Written task:
Word for word, extract the first line of the records below and each line after it, up to and including the line with "import * as". Pictures are left out.

::: Provided material :::

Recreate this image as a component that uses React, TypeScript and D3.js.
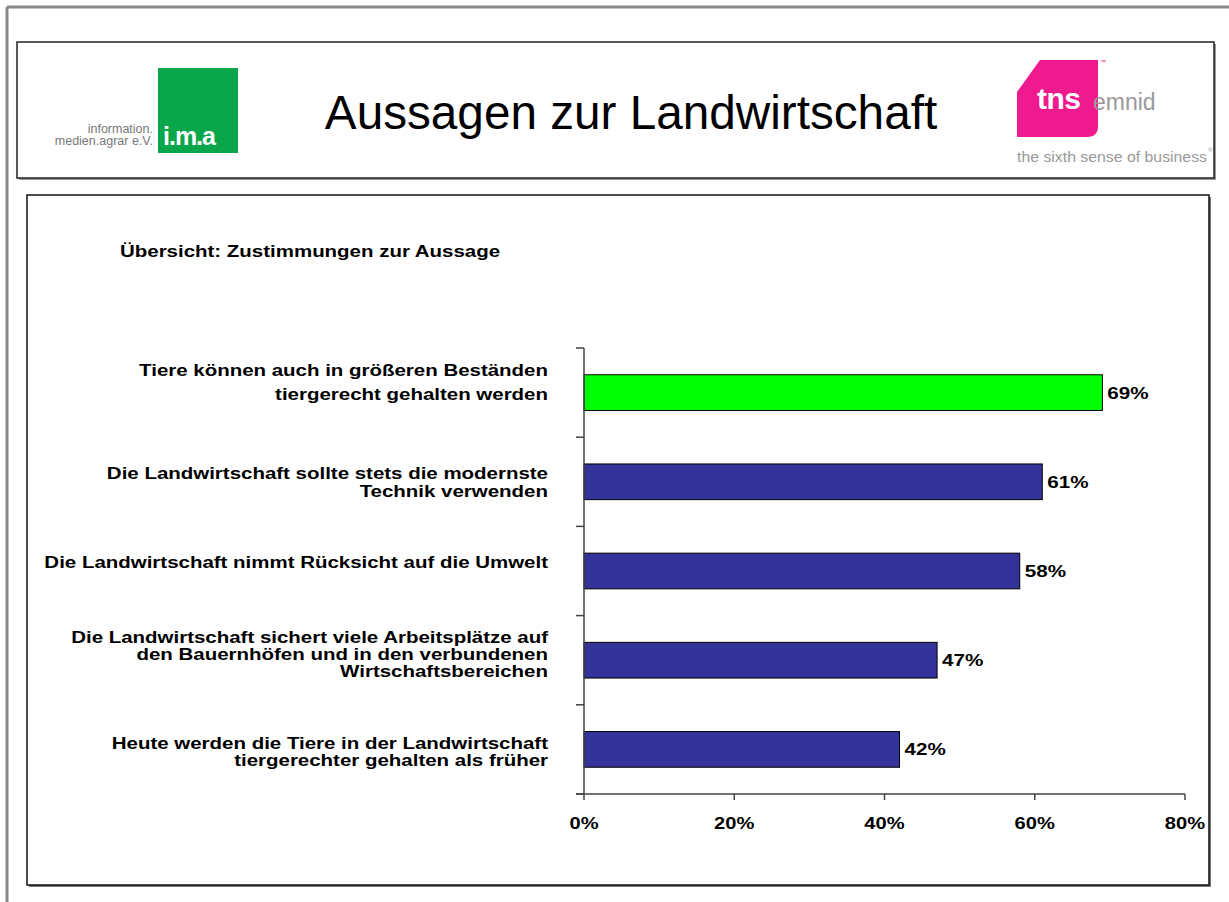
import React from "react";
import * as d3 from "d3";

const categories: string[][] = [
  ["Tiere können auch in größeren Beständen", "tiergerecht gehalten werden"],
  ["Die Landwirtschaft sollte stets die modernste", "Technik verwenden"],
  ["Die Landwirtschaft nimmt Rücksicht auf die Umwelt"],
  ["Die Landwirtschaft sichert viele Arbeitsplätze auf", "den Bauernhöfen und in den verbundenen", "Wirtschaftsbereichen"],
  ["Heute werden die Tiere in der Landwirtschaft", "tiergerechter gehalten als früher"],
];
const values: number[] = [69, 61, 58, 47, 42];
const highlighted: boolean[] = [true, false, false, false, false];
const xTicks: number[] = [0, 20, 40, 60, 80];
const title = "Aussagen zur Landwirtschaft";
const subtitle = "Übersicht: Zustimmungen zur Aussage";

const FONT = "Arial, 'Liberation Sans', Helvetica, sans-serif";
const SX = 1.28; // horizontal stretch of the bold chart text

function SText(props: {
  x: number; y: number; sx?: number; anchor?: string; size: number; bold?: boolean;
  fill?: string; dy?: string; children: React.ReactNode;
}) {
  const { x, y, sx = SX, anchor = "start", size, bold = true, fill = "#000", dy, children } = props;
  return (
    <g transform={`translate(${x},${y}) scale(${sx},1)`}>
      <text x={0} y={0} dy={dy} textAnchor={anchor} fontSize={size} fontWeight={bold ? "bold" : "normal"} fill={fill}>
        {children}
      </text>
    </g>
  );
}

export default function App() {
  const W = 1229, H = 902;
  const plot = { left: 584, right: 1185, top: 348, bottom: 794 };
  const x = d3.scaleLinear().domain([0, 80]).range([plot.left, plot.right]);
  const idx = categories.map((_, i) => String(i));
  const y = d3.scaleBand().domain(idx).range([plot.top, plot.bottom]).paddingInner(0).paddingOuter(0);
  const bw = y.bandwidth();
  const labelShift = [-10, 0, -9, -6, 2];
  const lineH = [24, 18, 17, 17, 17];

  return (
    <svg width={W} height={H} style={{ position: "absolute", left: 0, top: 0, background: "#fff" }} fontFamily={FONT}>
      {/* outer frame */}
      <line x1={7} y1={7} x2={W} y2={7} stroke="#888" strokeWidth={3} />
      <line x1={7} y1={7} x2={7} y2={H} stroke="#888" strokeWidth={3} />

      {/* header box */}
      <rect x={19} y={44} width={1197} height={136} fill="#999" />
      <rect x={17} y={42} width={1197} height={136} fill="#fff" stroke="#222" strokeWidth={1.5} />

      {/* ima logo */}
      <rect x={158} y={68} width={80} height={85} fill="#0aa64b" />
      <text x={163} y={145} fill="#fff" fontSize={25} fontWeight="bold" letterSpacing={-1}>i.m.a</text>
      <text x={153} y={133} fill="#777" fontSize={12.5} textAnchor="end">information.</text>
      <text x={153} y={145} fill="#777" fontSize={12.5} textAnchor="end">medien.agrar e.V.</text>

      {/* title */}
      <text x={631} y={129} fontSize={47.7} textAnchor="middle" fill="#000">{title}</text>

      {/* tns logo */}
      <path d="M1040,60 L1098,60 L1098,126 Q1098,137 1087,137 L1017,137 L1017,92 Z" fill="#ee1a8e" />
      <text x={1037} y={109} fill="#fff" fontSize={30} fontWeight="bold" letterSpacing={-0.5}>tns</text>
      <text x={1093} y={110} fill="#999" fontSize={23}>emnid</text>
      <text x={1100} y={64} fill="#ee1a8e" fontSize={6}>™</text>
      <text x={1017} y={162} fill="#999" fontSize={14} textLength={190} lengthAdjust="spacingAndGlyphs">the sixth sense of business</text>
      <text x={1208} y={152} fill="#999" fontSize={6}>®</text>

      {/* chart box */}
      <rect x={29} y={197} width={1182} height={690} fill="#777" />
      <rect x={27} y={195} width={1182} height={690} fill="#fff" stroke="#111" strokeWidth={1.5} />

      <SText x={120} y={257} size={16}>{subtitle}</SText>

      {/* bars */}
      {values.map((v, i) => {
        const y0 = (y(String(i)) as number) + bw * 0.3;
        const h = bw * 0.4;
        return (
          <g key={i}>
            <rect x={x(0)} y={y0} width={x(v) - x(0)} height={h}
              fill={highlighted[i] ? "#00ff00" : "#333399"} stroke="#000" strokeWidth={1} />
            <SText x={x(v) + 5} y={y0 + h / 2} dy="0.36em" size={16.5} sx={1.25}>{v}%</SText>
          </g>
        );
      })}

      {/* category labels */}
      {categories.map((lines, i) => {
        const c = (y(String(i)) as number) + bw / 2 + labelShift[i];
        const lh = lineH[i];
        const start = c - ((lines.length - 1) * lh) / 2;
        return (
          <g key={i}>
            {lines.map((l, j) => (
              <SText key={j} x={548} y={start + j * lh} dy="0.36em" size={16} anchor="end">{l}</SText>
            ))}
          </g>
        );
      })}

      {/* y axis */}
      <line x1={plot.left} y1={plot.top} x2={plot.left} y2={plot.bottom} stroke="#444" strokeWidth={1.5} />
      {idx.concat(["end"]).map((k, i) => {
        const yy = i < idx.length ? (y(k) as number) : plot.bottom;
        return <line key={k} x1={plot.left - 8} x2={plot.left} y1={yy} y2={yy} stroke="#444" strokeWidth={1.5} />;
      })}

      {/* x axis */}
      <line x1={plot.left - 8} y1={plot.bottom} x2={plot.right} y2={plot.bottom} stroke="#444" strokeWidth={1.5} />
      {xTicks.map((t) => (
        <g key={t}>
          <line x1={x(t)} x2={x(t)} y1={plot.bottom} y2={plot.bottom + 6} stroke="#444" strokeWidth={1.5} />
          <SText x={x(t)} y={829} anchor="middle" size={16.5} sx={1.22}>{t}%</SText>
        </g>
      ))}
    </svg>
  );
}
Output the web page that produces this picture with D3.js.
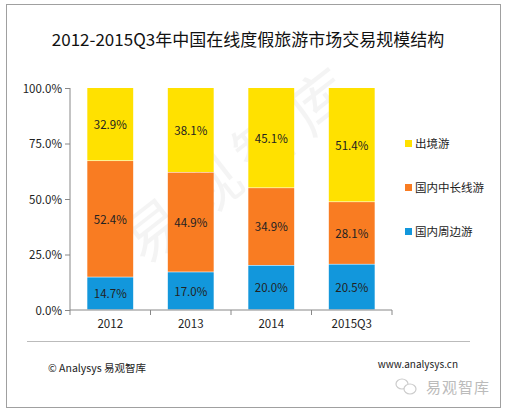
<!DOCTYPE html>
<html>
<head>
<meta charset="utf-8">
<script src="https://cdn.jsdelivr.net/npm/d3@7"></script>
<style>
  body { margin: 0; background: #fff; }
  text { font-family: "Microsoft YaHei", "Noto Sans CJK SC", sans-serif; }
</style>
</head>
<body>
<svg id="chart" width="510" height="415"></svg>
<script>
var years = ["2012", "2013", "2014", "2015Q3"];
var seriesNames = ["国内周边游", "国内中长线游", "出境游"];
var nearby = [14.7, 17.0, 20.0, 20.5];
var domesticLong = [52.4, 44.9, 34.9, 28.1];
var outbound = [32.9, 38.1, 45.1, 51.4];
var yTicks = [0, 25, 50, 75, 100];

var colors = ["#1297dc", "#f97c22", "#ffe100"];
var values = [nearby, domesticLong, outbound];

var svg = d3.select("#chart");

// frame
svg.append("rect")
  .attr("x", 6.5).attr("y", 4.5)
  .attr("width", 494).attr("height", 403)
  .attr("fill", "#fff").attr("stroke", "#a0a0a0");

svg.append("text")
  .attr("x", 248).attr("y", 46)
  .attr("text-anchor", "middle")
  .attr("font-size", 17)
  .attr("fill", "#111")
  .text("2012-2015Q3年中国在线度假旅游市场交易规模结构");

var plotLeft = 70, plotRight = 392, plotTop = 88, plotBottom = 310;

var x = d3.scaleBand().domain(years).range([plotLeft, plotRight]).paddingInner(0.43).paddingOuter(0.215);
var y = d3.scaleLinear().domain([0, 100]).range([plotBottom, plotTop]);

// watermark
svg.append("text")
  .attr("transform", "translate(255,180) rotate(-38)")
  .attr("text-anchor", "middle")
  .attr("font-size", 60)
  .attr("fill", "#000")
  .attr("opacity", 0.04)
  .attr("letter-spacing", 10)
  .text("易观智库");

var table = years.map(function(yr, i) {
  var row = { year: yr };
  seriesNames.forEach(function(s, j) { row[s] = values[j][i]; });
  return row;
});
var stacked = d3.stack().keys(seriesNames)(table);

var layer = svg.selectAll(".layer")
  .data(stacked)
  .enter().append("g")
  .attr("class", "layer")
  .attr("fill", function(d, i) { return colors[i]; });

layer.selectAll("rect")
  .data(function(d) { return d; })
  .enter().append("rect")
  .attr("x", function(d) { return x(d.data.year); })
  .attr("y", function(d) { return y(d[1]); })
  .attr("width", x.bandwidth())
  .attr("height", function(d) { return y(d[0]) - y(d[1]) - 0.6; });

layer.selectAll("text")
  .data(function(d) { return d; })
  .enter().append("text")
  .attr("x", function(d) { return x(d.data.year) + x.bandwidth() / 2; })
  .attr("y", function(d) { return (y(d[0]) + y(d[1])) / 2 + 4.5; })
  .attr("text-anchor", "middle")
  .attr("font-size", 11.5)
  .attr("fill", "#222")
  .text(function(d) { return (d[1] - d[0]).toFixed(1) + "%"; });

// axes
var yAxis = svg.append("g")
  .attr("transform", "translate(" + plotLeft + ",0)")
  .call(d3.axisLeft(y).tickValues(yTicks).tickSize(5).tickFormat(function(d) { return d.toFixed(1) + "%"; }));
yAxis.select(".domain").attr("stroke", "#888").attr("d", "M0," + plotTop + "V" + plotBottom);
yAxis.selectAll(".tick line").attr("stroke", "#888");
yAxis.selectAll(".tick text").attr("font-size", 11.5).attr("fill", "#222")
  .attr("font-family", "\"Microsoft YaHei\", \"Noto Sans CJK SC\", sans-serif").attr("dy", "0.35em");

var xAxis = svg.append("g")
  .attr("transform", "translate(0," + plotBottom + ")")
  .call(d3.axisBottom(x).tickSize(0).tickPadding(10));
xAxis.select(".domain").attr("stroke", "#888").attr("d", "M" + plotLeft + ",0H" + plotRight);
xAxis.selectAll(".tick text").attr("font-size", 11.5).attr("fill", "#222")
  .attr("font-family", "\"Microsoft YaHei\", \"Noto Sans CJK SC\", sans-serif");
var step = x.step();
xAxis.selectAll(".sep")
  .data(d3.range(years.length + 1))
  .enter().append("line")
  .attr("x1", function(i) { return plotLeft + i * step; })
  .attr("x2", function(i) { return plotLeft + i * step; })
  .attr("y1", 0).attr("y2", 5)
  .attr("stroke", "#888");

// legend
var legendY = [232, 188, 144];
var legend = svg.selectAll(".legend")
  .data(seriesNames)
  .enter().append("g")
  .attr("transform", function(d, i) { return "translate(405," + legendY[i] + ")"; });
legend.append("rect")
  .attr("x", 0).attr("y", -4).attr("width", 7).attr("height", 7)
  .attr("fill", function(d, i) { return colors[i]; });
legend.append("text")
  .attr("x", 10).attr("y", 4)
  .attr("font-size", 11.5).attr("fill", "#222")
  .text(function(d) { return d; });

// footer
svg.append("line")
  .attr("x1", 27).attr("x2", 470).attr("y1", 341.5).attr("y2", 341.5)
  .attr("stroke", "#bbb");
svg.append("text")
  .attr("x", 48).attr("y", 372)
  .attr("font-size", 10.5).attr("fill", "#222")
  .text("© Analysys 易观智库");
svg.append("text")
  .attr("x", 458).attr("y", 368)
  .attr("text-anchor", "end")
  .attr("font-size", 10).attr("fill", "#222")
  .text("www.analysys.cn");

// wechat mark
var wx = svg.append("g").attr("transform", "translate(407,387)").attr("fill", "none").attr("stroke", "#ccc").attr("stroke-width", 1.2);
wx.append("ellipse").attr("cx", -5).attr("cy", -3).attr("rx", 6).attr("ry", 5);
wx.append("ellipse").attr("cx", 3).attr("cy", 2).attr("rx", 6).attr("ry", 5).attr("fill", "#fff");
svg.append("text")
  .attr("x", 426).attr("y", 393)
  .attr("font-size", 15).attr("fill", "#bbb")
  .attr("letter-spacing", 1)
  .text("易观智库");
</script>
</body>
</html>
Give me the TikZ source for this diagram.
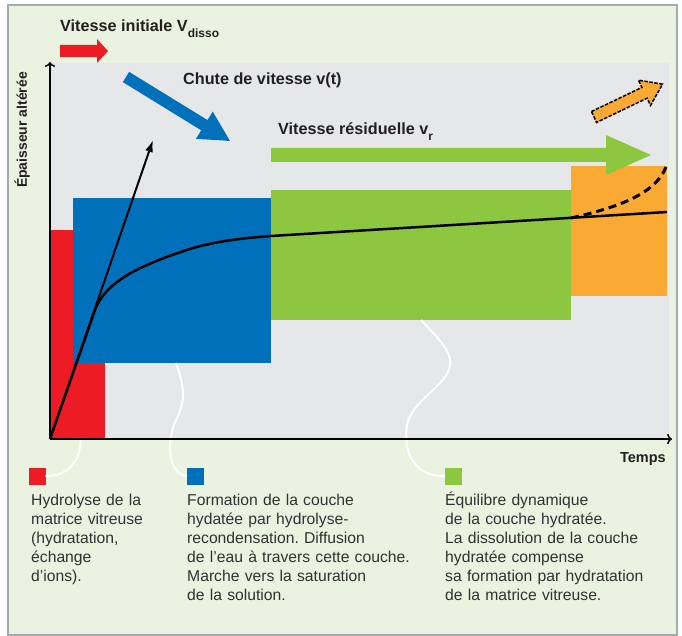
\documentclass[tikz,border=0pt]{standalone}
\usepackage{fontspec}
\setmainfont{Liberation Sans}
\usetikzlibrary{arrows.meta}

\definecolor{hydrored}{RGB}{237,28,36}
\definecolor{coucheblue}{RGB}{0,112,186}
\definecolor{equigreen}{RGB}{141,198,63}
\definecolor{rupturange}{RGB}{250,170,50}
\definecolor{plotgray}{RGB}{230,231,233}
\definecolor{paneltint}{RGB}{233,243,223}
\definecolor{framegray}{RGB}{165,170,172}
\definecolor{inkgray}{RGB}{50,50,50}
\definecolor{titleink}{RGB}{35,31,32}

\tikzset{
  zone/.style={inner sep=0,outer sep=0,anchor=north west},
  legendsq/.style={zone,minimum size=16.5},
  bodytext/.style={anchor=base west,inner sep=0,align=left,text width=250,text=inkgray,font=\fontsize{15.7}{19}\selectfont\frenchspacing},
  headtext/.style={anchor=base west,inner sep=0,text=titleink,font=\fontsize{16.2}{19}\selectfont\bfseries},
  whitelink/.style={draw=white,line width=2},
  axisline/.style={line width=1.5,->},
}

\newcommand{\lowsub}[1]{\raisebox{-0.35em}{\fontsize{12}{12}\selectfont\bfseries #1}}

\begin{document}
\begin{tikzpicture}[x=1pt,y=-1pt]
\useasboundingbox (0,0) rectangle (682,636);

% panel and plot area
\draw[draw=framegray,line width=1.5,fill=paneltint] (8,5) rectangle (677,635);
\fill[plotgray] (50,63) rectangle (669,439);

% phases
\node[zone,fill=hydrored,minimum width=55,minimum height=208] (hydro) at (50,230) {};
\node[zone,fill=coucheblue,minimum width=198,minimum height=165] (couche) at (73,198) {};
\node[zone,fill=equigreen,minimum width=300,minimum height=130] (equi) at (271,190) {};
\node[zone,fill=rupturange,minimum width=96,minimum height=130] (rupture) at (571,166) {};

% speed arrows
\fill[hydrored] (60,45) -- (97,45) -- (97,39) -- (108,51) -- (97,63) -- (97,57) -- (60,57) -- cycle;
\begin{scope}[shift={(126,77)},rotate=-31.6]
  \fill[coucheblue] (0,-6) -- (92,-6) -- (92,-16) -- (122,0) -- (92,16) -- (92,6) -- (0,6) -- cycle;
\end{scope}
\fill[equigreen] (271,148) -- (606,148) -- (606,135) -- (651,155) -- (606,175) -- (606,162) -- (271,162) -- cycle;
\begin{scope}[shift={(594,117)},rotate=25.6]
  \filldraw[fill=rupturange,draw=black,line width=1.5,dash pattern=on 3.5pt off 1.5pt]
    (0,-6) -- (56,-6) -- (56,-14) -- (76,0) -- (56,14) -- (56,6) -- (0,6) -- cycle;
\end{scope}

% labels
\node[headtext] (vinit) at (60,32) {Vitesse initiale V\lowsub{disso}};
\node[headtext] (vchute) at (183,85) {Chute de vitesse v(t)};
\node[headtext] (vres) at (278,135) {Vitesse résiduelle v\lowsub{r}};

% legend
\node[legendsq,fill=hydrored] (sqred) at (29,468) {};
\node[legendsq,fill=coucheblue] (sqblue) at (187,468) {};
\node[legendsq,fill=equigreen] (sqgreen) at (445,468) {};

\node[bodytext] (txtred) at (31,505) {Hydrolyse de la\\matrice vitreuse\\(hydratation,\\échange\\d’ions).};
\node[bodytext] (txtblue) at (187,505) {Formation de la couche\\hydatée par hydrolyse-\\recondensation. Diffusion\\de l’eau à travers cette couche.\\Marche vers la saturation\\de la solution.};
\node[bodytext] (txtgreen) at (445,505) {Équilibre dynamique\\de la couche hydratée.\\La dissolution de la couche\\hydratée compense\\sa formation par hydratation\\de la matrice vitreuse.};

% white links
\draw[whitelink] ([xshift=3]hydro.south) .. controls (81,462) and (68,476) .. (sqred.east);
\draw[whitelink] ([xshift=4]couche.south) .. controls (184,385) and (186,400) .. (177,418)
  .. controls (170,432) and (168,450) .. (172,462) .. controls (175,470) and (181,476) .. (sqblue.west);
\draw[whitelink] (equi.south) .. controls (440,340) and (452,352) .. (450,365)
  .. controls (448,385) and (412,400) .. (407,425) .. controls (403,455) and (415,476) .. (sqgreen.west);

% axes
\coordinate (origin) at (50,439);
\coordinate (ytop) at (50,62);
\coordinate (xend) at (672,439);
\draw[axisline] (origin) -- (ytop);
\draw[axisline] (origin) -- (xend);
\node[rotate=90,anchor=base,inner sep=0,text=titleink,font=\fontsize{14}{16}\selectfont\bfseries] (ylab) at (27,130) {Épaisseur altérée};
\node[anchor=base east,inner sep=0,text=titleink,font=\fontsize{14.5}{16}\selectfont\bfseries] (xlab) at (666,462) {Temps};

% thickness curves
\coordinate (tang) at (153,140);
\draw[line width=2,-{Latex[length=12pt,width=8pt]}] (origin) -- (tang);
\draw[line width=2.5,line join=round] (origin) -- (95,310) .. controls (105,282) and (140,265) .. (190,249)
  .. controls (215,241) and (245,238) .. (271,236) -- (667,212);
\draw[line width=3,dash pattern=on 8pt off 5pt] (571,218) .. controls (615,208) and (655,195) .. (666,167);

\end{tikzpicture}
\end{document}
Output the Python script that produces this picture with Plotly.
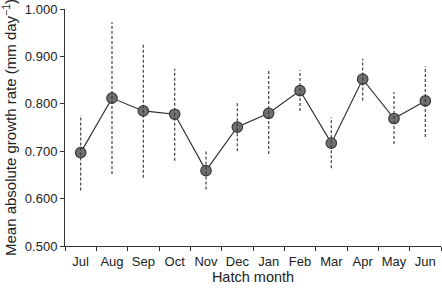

:::

Task output:
Recreate this image as a component that uses React, TypeScript and D3.js.
import React from "react";
import * as d3 from "d3";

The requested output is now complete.